28 septb[1763]
J'aprends que Platon est revenu de chez Denis de Siracuse.
Ce n'est pas que je vous croye au dessus de Platon, et l'autre au dessus de Denis, mais les vieux noms font un merveilleux effet. Vous avez par devers vous deux traits de philosophie dont nul grec n'a approché. Vous avez refusé une présidence et un grand gouvernement. Tous les gens de lettres doivent vous montrer au doigt comme un homme qui leur aprend à vivre.

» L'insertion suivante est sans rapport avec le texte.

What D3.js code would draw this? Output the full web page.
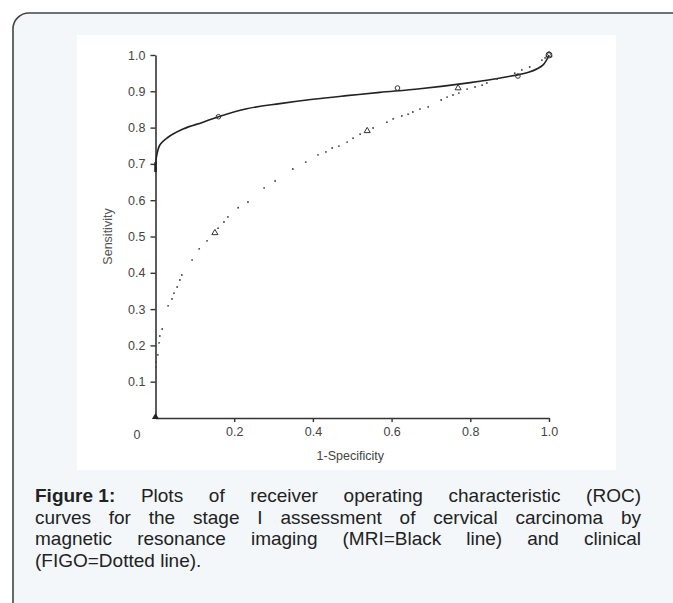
<!DOCTYPE html>
<html><head><meta charset="utf-8">
<script src="https://cdn.jsdelivr.net/npm/d3@7"></script>
<style>html,body{margin:0;padding:0;background:#fff;}svg{display:block;}</style>
</head><body>
<svg id="c" width="673" height="603"></svg>
<script>
// ---- data ----
const xTicks = [0.2, 0.4, 0.6, 0.8, 1.0];
const yTicks = [0.1, 0.2, 0.3, 0.4, 0.5, 0.6, 0.7, 0.8, 0.9, 1.0];
const mriX = [0, 0.002, 0.011, 0.03, 0.07, 0.121, 0.16, 0.232, 0.316, 0.40, 0.486, 0.57, 0.672, 0.80, 0.883, 0.95, 0.985, 1.0];
const mriY = [0.678, 0.716, 0.752, 0.772, 0.796, 0.815, 0.83, 0.852, 0.866, 0.878, 0.888, 0.897, 0.907, 0.924, 0.938, 0.953, 0.973, 1.0];
const mriMarkX = [0.16, 0.615, 0.921, 1.0];
const mriMarkY = [0.83, 0.909, 0.942, 1.0];
const figoX = [0.001, 0.001, 0.006, 0.009, 0.011, 0.017, 0.032, 0.042, 0.047, 0.055, 0.062, 0.067, 0.093, 0.111, 0.131,
  0.159, 0.174, 0.184, 0.210, 0.235, 0.276, 0.304, 0.349, 0.382, 0.413, 0.433, 0.449, 0.466, 0.487, 0.502, 0.520, 0.553,
  0.588, 0.604, 0.626, 0.642, 0.654, 0.672, 0.693, 0.726, 0.741, 0.756, 0.771, 0.792, 0.812, 0.830, 0.842, 0.868, 0.913,
  0.931, 0.951, 0.982, 0.990];
const figoY = [0.14, 0.154, 0.174, 0.207, 0.226, 0.245, 0.309, 0.328, 0.344, 0.361, 0.380, 0.394, 0.435, 0.466, 0.488,
  0.523, 0.540, 0.554, 0.579, 0.595, 0.634, 0.653, 0.686, 0.705, 0.725, 0.733, 0.744, 0.749, 0.760, 0.771, 0.782, 0.799,
  0.815, 0.824, 0.832, 0.837, 0.843, 0.851, 0.857, 0.876, 0.884, 0.890, 0.895, 0.906, 0.912, 0.917, 0.923, 0.934, 0.950,
  0.959, 0.967, 0.986, 0.992];
const figoMarkX = [0.151, 0.538, 0.769, 1.0];
const figoMarkY = [0.51, 0.791, 0.909, 1.0];
const xLabel = "1-Specificity";
const yLabel = "Sensitivity";
const captionBold = "Figure 1:";
const captionLines = [
  "Plots of receiver operating characteristic (ROC)",
  "curves for the stage I assessment of cervical carcinoma by",
  "magnetic resonance imaging (MRI=Black line) and clinical",
  "(FIGO=Dotted line)."
];

// ---- drawing ----
const svg = d3.select("#c");
const font = "'Liberation Sans', Arial, sans-serif";

svg.append("rect").attr("x", 13).attr("y", 13).attr("width", 680).attr("height", 610)
  .attr("rx", 16).attr("fill", "#f3f7fa").attr("stroke", "#444").attr("stroke-width", 1.6);
svg.append("rect").attr("x", 77).attr("y", 35).attr("width", 539).attr("height", 435).attr("fill", "#fff");

const x = d3.scaleLinear().domain([0, 1]).range([155.5, 549]);
const y = d3.scaleLinear().domain([0, 1]).range([418, 55]);

const axColor = "#333";
const tickFont = "12.5px";
const gx = svg.append("g").attr("transform", "translate(0,418)")
  .call(d3.axisBottom(x).tickValues(xTicks).tickFormat(d3.format(".1f")).tickSize(4).tickSizeOuter(0).tickPadding(5));
const gy = svg.append("g").attr("transform", "translate(155.5,0)")
  .call(d3.axisLeft(y).tickValues(yTicks).tickFormat(d3.format(".1f")).tickSize(5).tickSizeOuter(0).tickPadding(5));
[gx, gy].forEach(g => {
  g.select(".domain").attr("stroke", axColor).attr("stroke-width", 1.6);
  g.selectAll(".tick line").attr("stroke", axColor).attr("stroke-width", 1.4);
  g.selectAll(".tick text").attr("fill", "#444").style("font-family", font).style("font-size", tickFont);
});
svg.append("text").attr("x", 137).attr("y", 439).attr("text-anchor", "middle")
  .style("font-family", font).style("font-size", tickFont).attr("fill", "#444").text("0");

svg.append("text").attr("x", x(0.5) - 2).attr("y", 460).attr("text-anchor", "middle")
  .style("font-family", font).style("font-size", "12.5px").attr("fill", "#444").text(xLabel);
svg.append("text").attr("transform", `translate(112,${y(0.5)}) rotate(-90)`).attr("text-anchor", "middle")
  .style("font-family", font).style("font-size", "12.5px").attr("fill", "#555").text(yLabel);

// MRI line
const mri = mriX.map((v, i) => [v, mriY[i]]);
svg.append("path").datum(mri)
  .attr("d", d3.line().x(d => x(d[0])).y(d => y(d[1])).curve(d3.curveCatmullRom.alpha(0.5)))
  .attr("fill", "none").attr("stroke", "#222").attr("stroke-width", 1.6);
svg.append("line").attr("x1", x(0)).attr("x2", x(0)).attr("y1", y(0.678)).attr("y2", y(0.705))
  .attr("stroke", "#222").attr("stroke-width", 2.4);

// FIGO dots
const figo = figoX.map((v, i) => [v, figoY[i]]);
svg.selectAll(".fd").data(figo).enter().append("circle")
  .attr("cx", d => x(d[0])).attr("cy", d => y(d[1])).attr("r", 0.95).attr("fill", "#444");

// markers
svg.selectAll(".mm").data(mriMarkX.map((v, i) => [v, mriMarkY[i]])).enter().append("circle")
  .attr("cx", d => x(d[0])).attr("cy", d => y(d[1])).attr("r", (d, i) => i === 3 ? 3 : 2.3)
  .attr("fill", "none").attr("stroke", "#333").attr("stroke-width", 1);
const tri = d3.symbol().type(d3.symbolTriangle).size(16);
svg.selectAll(".fm").data(figoMarkX.map((v, i) => [v, figoMarkY[i]])).enter().append("path")
  .attr("d", tri).attr("transform", d => `translate(${x(d[0])},${y(d[1])})`)
  .attr("fill", "none").attr("stroke", "#333").attr("stroke-width", 1);
svg.append("path").attr("d", d3.symbol().type(d3.symbolTriangle).size(22))
  .attr("transform", `translate(${x(0)},${y(0) - 1})`).attr("fill", "#222");

// caption (justified)
const capLeft = 35, capRight = 641, lineY0 = 502, lineH = 21.7, capSize = 19;
captionLines.forEach((ln, li) => {
  const words = (li === 0 ? [captionBold] : []).concat(ln.split(" "));
  const g = svg.append("g");
  const items = words.map((w, wi) => {
    const t = g.append("text").attr("y", lineY0 + li * lineH)
      .style("font-family", font).style("font-size", capSize + "px").attr("fill", "#222")
      .style("font-weight", (li === 0 && wi === 0) ? "bold" : "normal").text(w);
    return { t, w: t.node().getComputedTextLength() };
  });
  const total = d3.sum(items, d => d.w);
  const last = li === captionLines.length - 1;
  const gap = last ? capSize * 0.28 : (capRight - capLeft - total) / (items.length - 1);
  let cx = capLeft;
  items.forEach(it => { it.t.attr("x", cx); cx += it.w + gap; });
});
</script>
</body></html>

Pour moy, mon illustre et incomparable voiageur, je ne vous pardonerai jamais de n'être pas revenu par Geneve. Vous dédaignez les petits triomphes. Vous auriez été bien content de voir l'acomplissement de vos prédictions. Il n'y a plus dans la ville de Calvin que quelques gredins qui croient au consubstantiel. On pense ouvertement comme à Londres. Ce que vous savez est bafoué. Il n'y a pas longtemps qu'un pauvre ministre de village préchant devant quelques citoiens qui ont des maisons de campagne, un de ces messieurs le fit taire. Vous m'ennuiez, luy dit il, allons dîner. Il fit sortir de l'église toutte l'honorable compagnie. Jean Jaques il est vray a été condamné mais c'est parce que dans un petit livret intitulé contract social, il avait trop pris le parti du peuple contre le magistrat. Aussi le peuple très reconnaissant a pris à son tour le parti de Jean Jaques. Sept cent citoiens sont allez deux à deux en procession protester contre les juges. Ils ont fait quatre remontrances. Ils soutiennent que Jean Jaques était en droit de dire tout ce qu'il voulait contre la relligion crétienne, qu'il fallait conférer amicalement avec luy et non pas le condamner. Vous aurez dans quelques mois le plaisir d'apprendre qu'on aura destitué quatre sindics pour avoir jugé Jean Jacques. Quand destituera t'on Omer? Les Français arrivent tard à tout.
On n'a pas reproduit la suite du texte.